Not implying that it wont be, just thinking of anything that could possibly be wrong.
And is the drive plain old standard scsi - what is the drive?
When you say only one is visible do you mean that when you have the external on the internal disappears or does sometimes the internal appear but not the external when both are powered up?
Again these questions aren't necessarily going anywhere just trying to get a more complete picture.
Posted:
Mon May 22, 2006 5:02 pm
by Ole
I'm going to test it some more, but I don't have my e-synth within reach just now. It is a simple, old plain standard scsi drive. It is a seagate with 2.1gb, the external one that is. The internal I can't remember the brand of, but it is 4.2gb.
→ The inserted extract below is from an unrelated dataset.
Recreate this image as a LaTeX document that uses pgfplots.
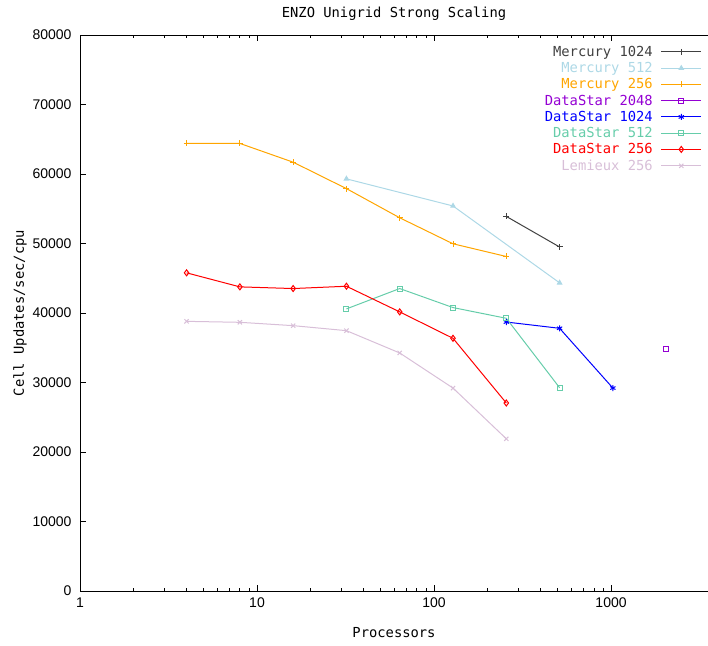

No mather what I do, I can only get one of the drives in the menu screen, might have something with who I boot first, but mounting drives should solve that, but it does not.
Posted:
Thu Jun 01, 2006 12:34 pm
by Ole
My internal harddrive shows up as D0 (the floppy as D8, the e-synth rom as D9), and when I occasionally see the external harddrive it also shows up as D0. Is there something I've been missing here? And I have tried different scsi-id's.
Posted:
Thu Jun 01, 2006 2:08 pm
by nomad
If it shows up as D0, then its scsi ID is 0.
If you think you've been trying different scsi IDs, check again... sometimes there is more than one place to change it. Especially if you are using an adapter, such as a 68->50 pin adapter or an 80 pin SCA->50 pin adapter. Usually these have their own jumpers for setting SCSI ID.
But, that is the problem... both are set to SCSI ID 0. You could try changing the internal ID if the external one is not cooperating...
Posted:
Thu Jun 01, 2006 4:10 pm
by Ole
Ah, i thought it was something like that. I'm gonna check it out now. Oh, and if I do not figure it out my self, how do I change the id on the internal drive?
Posted:
Thu Jun 01, 2006 5:03 pm
by rod.hull
drive ids are usually changed via jumpers.
Get the model number off the drive and search for it in google and you should get details for jumper settings if they aren't already printed on the drive. In fact the switch on an external usually just plumbs into these jumpers on the drive inside the casing. Your external may have had the contents swapped at some point and the switch either wouldn't fit the new drive or was incorrectly/not fitted. Subsequently you may be able to adjust your external drive id either by fixing the switch or fitting jumpers to the drive within.
Hope that helps...
Posted:
Thu Jun 01, 2006 5:13 pm
by Ole
Problem solved, the external harddrive was missing a jumper.